I’m so happy to hear that your next novel is going well. Can you tell us a little about it?

I’m writing a sci-fi horror western that takes place in 1884. It’s not a redemption story, but more like, if we’re talking movies, “The Unforgiven” meets “Alien” and “Predator.” It’s about an older gentleman, an outlaw and civil war veteran, who has two kids and is living under aliases. He recently discovered that he may have been discovered, so he runs from his current place of residence in Denver, Colorado, and escapes to his uncle-in-law’s cabin, in New Mexico. Today, it’s considered Roswell, but in the 1880s, it was a town called Missouri Plaza. He escapes there with his family, meets a very eccentric mix of characters who’ve also escaped their lives to come “hide out” in Missouri Plaza, and eventually finds something very intriguing in his backyard as he’s digging a well. Misery Plaza is the working title. And I got the idea from a lot of stuff that happened in history, just like The Street Between the Pines.

That sounds amazing; I can’t wait to read it! Before we wrap up, could you share the most surprising thing you learned in creating, editing, and publishing your book?

I had spent about a year and a half querying. Just to find a literary agent alone is a job in and of itself. The query letters, the synopses, filling out all their forms… It almost drives you to just want to stop writing. And then, on top of that, the rejections—if you even get a letter back. That has been the most discouraging, frustrating part of this whole journey. So I’m kind of glad, at this point, I’m not pursuing that route. Learning I don’t have to find a literary agent, but still can possibly find success and have a great piece of work is the most surprising part of all this, I would imagine. It takes a village.

Do you have any other tips or advice you've learned during this process that you'd like to share with your fellow writers?

Don’t ever give up. Don’t give up the dream. If you really want it, it’s not impossible. Trying not to quote Back to the Future… But all the information you need is out there.

I had this idea in 2006. And I just never wrote it. I never thought somebody such as myself could write a novel and just sell it. Self-publishing was not a thought—I mean, I was bartending at the time, so not much of anything was a thought. But 2016 rolls around, and I finally get the idea to start writing this thing. Slowly and surely, it started to come together.

If you’re willing to go out there and get it, put in the work, anything is possible.

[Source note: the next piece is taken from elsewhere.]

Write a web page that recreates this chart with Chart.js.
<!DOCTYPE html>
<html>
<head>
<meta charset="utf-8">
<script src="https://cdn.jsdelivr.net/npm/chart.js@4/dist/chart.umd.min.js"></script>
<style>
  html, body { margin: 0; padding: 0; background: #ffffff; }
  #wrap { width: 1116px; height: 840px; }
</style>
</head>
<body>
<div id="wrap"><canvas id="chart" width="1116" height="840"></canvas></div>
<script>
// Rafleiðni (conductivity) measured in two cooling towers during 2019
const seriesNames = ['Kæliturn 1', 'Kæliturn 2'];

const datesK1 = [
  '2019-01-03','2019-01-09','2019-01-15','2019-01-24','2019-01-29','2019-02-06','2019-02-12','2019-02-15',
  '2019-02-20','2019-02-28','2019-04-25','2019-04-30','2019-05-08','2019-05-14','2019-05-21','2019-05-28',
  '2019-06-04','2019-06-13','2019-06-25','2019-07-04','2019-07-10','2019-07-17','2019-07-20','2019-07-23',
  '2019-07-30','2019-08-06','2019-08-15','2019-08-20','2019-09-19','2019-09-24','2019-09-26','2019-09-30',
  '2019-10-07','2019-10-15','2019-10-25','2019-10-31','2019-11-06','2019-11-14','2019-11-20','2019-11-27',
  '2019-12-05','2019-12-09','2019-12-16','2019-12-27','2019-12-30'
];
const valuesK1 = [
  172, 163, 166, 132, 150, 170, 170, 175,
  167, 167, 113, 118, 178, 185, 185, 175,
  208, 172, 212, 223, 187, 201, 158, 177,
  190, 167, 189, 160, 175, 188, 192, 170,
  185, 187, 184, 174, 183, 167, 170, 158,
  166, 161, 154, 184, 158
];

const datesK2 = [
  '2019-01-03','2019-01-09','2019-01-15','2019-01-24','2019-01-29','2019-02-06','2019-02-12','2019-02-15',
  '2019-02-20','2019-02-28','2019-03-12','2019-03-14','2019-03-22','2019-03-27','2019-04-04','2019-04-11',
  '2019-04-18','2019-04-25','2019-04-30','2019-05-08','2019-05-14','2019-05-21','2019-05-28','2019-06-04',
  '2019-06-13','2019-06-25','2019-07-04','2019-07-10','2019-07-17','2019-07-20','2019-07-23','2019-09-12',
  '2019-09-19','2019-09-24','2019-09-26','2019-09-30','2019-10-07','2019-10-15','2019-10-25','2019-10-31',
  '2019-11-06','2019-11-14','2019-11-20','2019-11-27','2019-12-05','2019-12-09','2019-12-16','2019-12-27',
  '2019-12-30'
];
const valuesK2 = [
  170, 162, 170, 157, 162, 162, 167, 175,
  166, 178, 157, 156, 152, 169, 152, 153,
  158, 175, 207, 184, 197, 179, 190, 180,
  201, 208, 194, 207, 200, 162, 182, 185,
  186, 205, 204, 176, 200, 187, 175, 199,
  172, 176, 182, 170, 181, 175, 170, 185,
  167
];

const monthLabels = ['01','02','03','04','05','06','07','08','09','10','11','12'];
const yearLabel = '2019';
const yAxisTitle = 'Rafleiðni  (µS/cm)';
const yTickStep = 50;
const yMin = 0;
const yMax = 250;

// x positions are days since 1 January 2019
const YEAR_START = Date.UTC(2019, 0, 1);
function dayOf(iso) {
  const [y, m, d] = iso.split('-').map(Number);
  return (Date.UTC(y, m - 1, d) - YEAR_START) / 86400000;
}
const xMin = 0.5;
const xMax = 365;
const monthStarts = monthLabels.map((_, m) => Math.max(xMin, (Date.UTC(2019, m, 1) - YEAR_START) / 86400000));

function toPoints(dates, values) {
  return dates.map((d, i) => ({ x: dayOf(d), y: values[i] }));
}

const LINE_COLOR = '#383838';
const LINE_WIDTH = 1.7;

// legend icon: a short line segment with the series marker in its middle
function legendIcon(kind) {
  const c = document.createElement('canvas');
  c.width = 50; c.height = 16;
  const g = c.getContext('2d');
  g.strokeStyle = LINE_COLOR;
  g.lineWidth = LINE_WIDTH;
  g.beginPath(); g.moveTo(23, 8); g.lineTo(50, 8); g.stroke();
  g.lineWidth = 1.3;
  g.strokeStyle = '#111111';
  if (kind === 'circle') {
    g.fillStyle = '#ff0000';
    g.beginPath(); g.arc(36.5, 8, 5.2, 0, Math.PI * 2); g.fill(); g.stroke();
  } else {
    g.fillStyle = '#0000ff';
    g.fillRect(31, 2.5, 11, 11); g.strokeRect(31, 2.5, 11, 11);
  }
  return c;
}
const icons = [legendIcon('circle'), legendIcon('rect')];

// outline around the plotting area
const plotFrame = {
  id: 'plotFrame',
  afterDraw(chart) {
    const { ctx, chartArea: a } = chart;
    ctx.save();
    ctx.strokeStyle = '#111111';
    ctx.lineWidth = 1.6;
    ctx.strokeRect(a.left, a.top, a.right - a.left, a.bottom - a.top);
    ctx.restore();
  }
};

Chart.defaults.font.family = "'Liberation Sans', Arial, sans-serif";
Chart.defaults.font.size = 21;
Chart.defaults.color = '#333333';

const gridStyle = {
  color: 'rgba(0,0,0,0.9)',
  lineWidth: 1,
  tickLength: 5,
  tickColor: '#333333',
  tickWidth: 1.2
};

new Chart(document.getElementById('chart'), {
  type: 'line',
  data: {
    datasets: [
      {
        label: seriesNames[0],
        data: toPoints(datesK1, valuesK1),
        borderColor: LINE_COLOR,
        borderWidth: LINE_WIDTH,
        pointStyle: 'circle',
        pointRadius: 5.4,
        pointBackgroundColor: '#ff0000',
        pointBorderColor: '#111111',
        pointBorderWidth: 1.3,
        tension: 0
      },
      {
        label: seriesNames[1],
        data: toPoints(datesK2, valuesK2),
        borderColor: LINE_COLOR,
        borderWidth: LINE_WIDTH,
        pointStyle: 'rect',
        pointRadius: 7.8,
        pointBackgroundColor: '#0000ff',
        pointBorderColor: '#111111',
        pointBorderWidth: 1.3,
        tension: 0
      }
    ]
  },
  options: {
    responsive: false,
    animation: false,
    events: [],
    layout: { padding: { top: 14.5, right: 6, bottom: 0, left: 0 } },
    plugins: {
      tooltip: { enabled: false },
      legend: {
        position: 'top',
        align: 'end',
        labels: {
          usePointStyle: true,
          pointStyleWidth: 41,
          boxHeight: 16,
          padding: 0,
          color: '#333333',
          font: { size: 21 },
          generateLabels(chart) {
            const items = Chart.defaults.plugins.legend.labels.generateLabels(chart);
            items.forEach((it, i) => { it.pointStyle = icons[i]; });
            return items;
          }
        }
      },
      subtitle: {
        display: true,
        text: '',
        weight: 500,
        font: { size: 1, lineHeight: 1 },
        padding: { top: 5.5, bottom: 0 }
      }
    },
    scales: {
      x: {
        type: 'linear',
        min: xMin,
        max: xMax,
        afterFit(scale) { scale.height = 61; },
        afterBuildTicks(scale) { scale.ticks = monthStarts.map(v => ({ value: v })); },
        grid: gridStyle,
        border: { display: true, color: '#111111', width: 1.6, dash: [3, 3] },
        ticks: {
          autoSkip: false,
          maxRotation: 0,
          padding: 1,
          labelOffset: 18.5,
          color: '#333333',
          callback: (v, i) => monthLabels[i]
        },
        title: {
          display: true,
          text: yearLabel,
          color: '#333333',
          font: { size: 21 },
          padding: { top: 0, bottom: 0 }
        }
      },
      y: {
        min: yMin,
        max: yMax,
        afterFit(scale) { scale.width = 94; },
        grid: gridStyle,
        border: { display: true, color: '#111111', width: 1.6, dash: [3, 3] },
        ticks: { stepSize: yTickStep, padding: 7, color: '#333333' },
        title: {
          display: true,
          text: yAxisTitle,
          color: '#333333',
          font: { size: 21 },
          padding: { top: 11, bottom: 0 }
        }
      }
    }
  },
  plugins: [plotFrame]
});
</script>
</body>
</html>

Finally, where can readers get their hands on The Street Between the Pines on March 14th?

You can find The Street Between the Pines eBook and paperback at on March 14th (! It's available for expanded distribution and may start showing up in brick-and-mortar stores and libraries starting in May. The hardcover will only be available via brick and mortar such as Barnes and Nobles.

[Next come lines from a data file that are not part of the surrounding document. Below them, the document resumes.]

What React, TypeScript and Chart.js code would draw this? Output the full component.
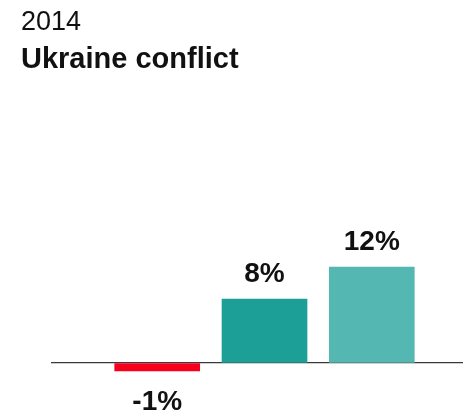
import React, { useEffect, useRef } from "react";
import { Chart, registerables } from "chart.js";

Chart.register(...registerables);

const yearLabel = "2014";
const eventLabel = "Ukraine conflict";
const categories = ["Bar 1", "Bar 2", "Bar 3"];
const positions = [1, 2, 3];
const values = [-1, 8, 12];
const barColors = ["#f7001e", "#1c9f97", "#55b7b2"];

const FONT = "'Liberation Sans', Arial, Helvetica, sans-serif";

const valueLabels = {
  id: "valueLabels",
  afterDatasetsDraw(chart: any) {
    const ctx = chart.ctx;
    const meta = chart.getDatasetMeta(0);
    ctx.save();
    ctx.font = `bold 28px ${FONT}`;
    ctx.fillStyle = "#111";
    ctx.textAlign = "center";
    ctx.textBaseline = "alphabetic";
    meta.data.forEach((el: any, i: number) => {
      const v = values[i];
      const text = `${v}%`;
      if (v >= 0) {
        ctx.fillText(text, el.x, el.y - 17);
      } else {
        ctx.fillText(text, el.x, el.y + 39);
      }
    });
    ctx.restore();
  },
};

export default function App() {
  const ref = useRef<HTMLCanvasElement | null>(null);
  useEffect(() => {
    document.body.style.margin = "0";
    const canvas = ref.current!;
    const chart = new Chart(canvas, {
      type: "bar",
      data: {
        labels: categories,
        datasets: [
          {
            data: values.map((v, i) => ({ x: positions[i], y: v })),
            backgroundColor: barColors,
            borderWidth: 0,
            barThickness: 85,
          },
        ],
      },
      options: {
        animation: false,
        responsive: false,
        maintainAspectRatio: false,
        layout: { padding: { left: 21, right: 0, top: 0, bottom: 0 } },
        plugins: {
          legend: { display: false },
          tooltip: { enabled: false },
          title: {
            display: true,
            text: yearLabel,
            align: "start",
            color: "#111",
            font: { family: FONT, size: 27, weight: "normal", lineHeight: 1.2 },
            padding: { top: 6, bottom: 4.2 },
          },
          subtitle: {
            display: true,
            text: eventLabel,
            align: "start",
            color: "#111",
            font: { family: FONT, size: 29, weight: "bold", lineHeight: 1.2 },
            padding: { top: 0, bottom: 2.6 },
          },
        },
        scales: {
          x: {
            type: "linear",
            display: false,
            offset: false,
            min: 0.01,
            max: 3.85,
          },
          y: {
            display: true,
            min: -6.375,
            max: 35.375,
            afterFit: (s: any) => {
              s.width = 30;
            },
            ticks: { display: false, stepSize: 1 },
            border: { display: false },
            grid: {
              drawTicks: false,
              lineWidth: 1.3,
              color: (c: any) => (c.tick && c.tick.value === 0 ? "#3a3a3a" : "rgba(0,0,0,0)"),
            },
          },
        },
      },
      plugins: [valueLabels],
    });
    return () => chart.destroy();
  }, []);
  return (
    <div style={{ width: 463, height: 414 }}>
      <canvas ref={ref} width={463} height={414} style={{ display: "block" }} />
    </div>
  );
}
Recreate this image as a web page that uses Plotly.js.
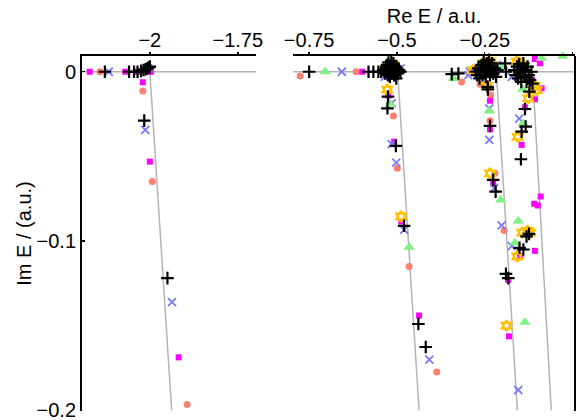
<!DOCTYPE html>
<html>
<head>
<meta charset="utf-8">
<script src="https://cdn.plot.ly/plotly-3.0.1.min.js"></script>
<style>html,body{margin:0;padding:0;background:#fff;}#chart{width:578px;height:420px;}</style>
</head>
<body>
<div id="chart"></div>
<script>
// ---- tick labels ----
const xTicksLeft = [-2, -1.75];
const xTicksRight = [-0.75, -0.5, -0.25, 0];
const yTicks = [0, -0.1, -0.2];

// ---- rotated continuum lines (Re E, Im E) ----
const contY = [0, -0.2];
const contLeftX = [-2.0, -1.938];
const cont1X = [-0.498, -0.437];
const cont2X = [-0.217, -0.157];
const cont3X = [-0.114, -0.0605];

// ---- series: salmon circles ----
const circX = [-2.142, -1.997, -2.020, -1.993, -1.894,
  -0.7756, -0.6163, -0.510, -0.499, -0.4655, -0.3867,
  -0.316, -0.2635, -0.233, -0.235, -0.221, -0.195, -0.490];
const circY = [0, 0, -0.0114, -0.0649, -0.1966,
  -0.0025, 0, -0.0261, -0.057, -0.115, -0.1773,
  -0.006, -0.0074, -0.0137, -0.029, -0.060, -0.0938, 0.001];

// ---- series: magenta squares ----
const sqX = [-2.171, -2.070, -2.035, -1.998, -2.020, -2.000, -1.918,
  -0.599, -0.525, -0.508, -0.4874, -0.437,
  -0.2825, -0.216, -0.235, -0.235, -0.226,
  -0.107, -0.093, -0.152, -0.115, -0.088, -0.107, -0.1355, -0.145,
  -0.0908, -0.109, -0.099, -0.107, -0.149, -0.183, -0.181];
const sqY = [0, 0, 0, 0, -0.0062, -0.0531, -0.1687,
  0, -0.0141, -0.0413, -0.0885, -0.144,
  0.001, 0, -0.0171, -0.034, -0.066,
  0.0075, 0.005, -0.002, -0.005, -0.0098, -0.0163, -0.021, -0.0432,
  -0.0737, -0.078, -0.079, -0.1058, -0.1095, -0.123, -0.1563];

// ---- series: blue crosses (x) ----
const xsX = [-2.117, -2.005, -2.013, -1.937,
  -0.657, -0.535, -0.490, -0.515, -0.515, -0.502, -0.4797, -0.4078,
  -0.297, -0.292, -0.215, -0.237, -0.237, -0.223, -0.202,
  -0.173, -0.173, -0.152, -0.1545];
const xsY = [0, 0.002, -0.0344, -0.1361,
  0, -0.003, 0.002, -0.0186, -0.0428, -0.0537, -0.0934, -0.170,
  -0.002, 0, 0.004, -0.0216, -0.0403, -0.0688, -0.0908,
  -0.003, -0.103, -0.0277, -0.188];

// ---- series: green triangles ----
const triX = [-0.7045, -0.520, -0.4655,
  -0.339, -0.200, -0.197, -0.088, -0.028, -0.237, -0.142, -0.1404,
  -0.2046, -0.1545, -0.164, -0.1355, -0.130];
const triY = [0, -0.019, -0.1036,
  -0.004, 0.003, 0.003, 0.008, 0.0092, -0.0232, -0.0104, -0.0305,
  -0.0757, -0.0881, -0.101, -0.148, -0.094];

// ---- series: gold stars ----
const starX = [-0.5274, -0.530, -0.510, -0.4883,
  -0.283, -0.254, -0.235, -0.230, -0.244, -0.235,
  -0.159, -0.151, -0.107, -0.102, -0.126, -0.156,
  -0.143, -0.128, -0.121, -0.157, -0.188];
const starY = [-0.0105, 0.002, 0.004, -0.0855,
  0.001, 0.005, 0.006, 0.004, -0.0084, -0.060,
  0.006, 0.005, -0.0084, -0.0108, -0.0157, -0.0385,
  -0.095, -0.094, -0.095, -0.109, -0.150];

// ---- series: black plus ----
const plusX = [-2.128, -2.059, -2.045, -2.035, -2.025, -2.018, -2.012, -2.007, -2.003, -2.000,
  -2.016, -1.950,
  -0.750, -0.581, -0.567, -0.553, -0.545,
  -0.538, -0.534, -0.531, -0.528, -0.526, -0.524, -0.522, -0.520, -0.518, -0.516,
  -0.514, -0.512, -0.510, -0.508, -0.506, -0.504, -0.502, -0.500, -0.497, -0.494, -0.490,
  -0.5255, -0.527, -0.503, -0.4797, -0.439, -0.418,
  -0.344, -0.325,
  -0.276, -0.272, -0.268, -0.265, -0.262, -0.259, -0.256, -0.253, -0.250, -0.247,
  -0.244, -0.241, -0.238, -0.235, -0.232, -0.229, -0.226, -0.222, -0.218, -0.214,
  -0.2416, -0.241, -0.235, -0.226, -0.219, -0.1896, -0.183,
  -0.192, -0.1896, -0.157,
  -0.166, -0.162, -0.158, -0.155, -0.152, -0.149, -0.146, -0.143, -0.140, -0.137,
  -0.134, -0.131, -0.128, -0.125, -0.121, -0.117, -0.114,
  -0.123, -0.1355, -0.1335, -0.145, -0.147, -0.131, -0.124, -0.151, -0.140];
const plusY = [0, 0, 0, 0, 0.0005, 0.001, 0.0015, 0.002, 0.0025, 0.003,
  -0.0289, -0.1219,
  0, 0, 0, 0, 0,
  0.001, -0.001, 0.002, 0.004, -0.002, 0.0055, 0.001, -0.003, 0.003, 0.0065,
  -0.001, 0.002, 0.005, -0.002, 0.003, 0.0005, -0.004, 0.002, -0.001, 0.001, 0,
  -0.0147, -0.0216, -0.0438, -0.091, -0.149, -0.1626,
  -0.0014, -0.001,
  0, -0.002, 0.002, -0.004, 0.001, 0.004, -0.002, 0.006, 0.002, -0.003,
  0.005, 0, 0.007, -0.002, 0.003, 0.005, -0.001, 0.002, -0.003, 0.001,
  -0.0089, -0.0104, -0.032, -0.0639, -0.0708, -0.1194, -0.1219,
  0.005, 0, 0.0094,
  0.001, -0.002, 0.003, -0.004, 0.0045, 0, -0.006, 0.002, 0.005, -0.003,
  0.001, -0.006, 0.003, -0.002, -0.005, 0, -0.007,
  -0.0118, -0.022, -0.0324, -0.0354, -0.0517, -0.0973, -0.0958, -0.104, -0.105];

// ---- build traces ----
const traces = [];
function lineTrace(xs, ax) {
  traces.push({x: xs, y: contY, xaxis: ax, yaxis: 'y', mode: 'lines',
    line: {color: '#b4b4b4', width: 1.5}, hoverinfo: 'skip'});
}
lineTrace(contLeftX, 'x');
lineTrace(cont1X, 'x2');
lineTrace(cont2X, 'x2');
lineTrace(cont3X, 'x2');

function addSeries(xs, ys, marker) {
  const lx = [], ly = [], rx = [], ry = [];
  xs.forEach((v, i) => { if (v < -1) { lx.push(v); ly.push(ys[i]); } else { rx.push(v); ry.push(ys[i]); } });
  [[lx, ly, 'x'], [rx, ry, 'x2']].forEach(([a, b, ax]) => {
    if (a.length) traces.push({x: a, y: b, xaxis: ax, yaxis: 'y', mode: 'markers',
      marker: marker, cliponaxis: false, hoverinfo: 'skip'});
  });
}
addSeries(circX, circY, {symbol: 'circle', size: 7, color: '#fa8072', line: {width: 0}});
addSeries(sqX, sqY, {symbol: 'square', size: 6, color: '#ff00ff', line: {width: 0}});
addSeries(xsX, xsY, {symbol: 'x-thin-open', size: 8, color: '#7b7bf5', line: {width: 1.8, color: '#7b7bf5'}});
addSeries(triX, triY, {symbol: 'triangle-up', size: 10, color: '#80f080', line: {width: 0}});
addSeries(starX, starY, {symbol: 'hexagram-open', size: 8, color: '#ffc000', line: {width: 2.5, color: '#ffc000'}});
addSeries(plusX, plusY, {symbol: 'cross-thin-open', size: 9, color: '#000000', line: {width: 2.2, color: '#000000'}});

const axisCommon = {
  showline: true, linecolor: '#000', linewidth: 2, mirror: false,
  ticks: 'outside', ticklen: 2, tickwidth: 1.5, tickcolor: '#000',
  showgrid: false, zeroline: false, side: 'top', anchor: 'y',
  ticklabelstandoff: -3
};

const layout = {
  width: 578, height: 420,
  margin: {l: 82, r: 3, t: 56, b: 9},
  paper_bgcolor: '#fff', plot_bgcolor: '#fff',
  font: {family: 'Liberation Sans, Arial, sans-serif', size: 20, color: '#000'},
  showlegend: false,
  xaxis: Object.assign({}, axisCommon, {domain: [0, 0.353], range: [-2.193, -1.698], tickvals: xTicksLeft}),
  xaxis2: Object.assign({}, axisCommon, {domain: [0.428, 1], range: [-0.796, 0.007], tickvals: xTicksRight,
    title: {text: 'Re E / a.u.', font: {size: 20}, standoff: 0}}),
  yaxis: {domain: [0, 1], range: [-0.2004, 0.0093], anchor: 'x', tickvals: yTicks,
    showline: true, linecolor: '#000', linewidth: 2, ticks: 'inside', ticklen: 3, tickwidth: 1.5, tickcolor: '#000',
    ticklabeloverflow: 'allow',
    showgrid: false, zeroline: false, title: {text: 'Im E / (a.u.)', font: {size: 20}}},
  shapes: [
    {type: 'line', layer: 'below', xref: 'x domain', yref: 'y', x0: 0, x1: 1, y0: 0, y1: 0, line: {color: '#b4b4b4', width: 1.5}},
    {type: 'line', layer: 'below', xref: 'x2 domain', yref: 'y', x0: 0, x1: 1, y0: 0, y1: 0, line: {color: '#b4b4b4', width: 1.5}},
    {type: 'line', layer: 'above', xref: 'x2 domain', yref: 'y domain', x0: 1, x1: 1, y0: 0, y1: 1, line: {color: '#000', width: 2}}
  ]
};

Plotly.newPlot('chart', traces, layout, {staticPlot: true, displayModeBar: false});
</script>
</body>
</html>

author image: man in suit and sunglasses smiling and reading a book

J.J. Alo is a commercial actor, model, and author. Prior to becoming a full-time writer, he was a graphic designer, bartender, and library media specialist. As a lover of the macabre, J.J. has written several screenplays and novels, creating his interconnected “New England Supernatural Universe” filled with inherently flawed, complex characters and antiheroes. His next novel, Misery Plaza, will be released fall of 2023. J.J. lives and works out of his Connecticut Shoreline home with six insane cats and spends his time visiting coffee shops, movie theaters, and concert venues. He is a lifelong pop culture nerd, Comic Con & cosplay fanatic, avid gym enthusiast, and subpar snowboarder (he tries!). And he’ll never say no to a perfectly shaken dirty martini. Never.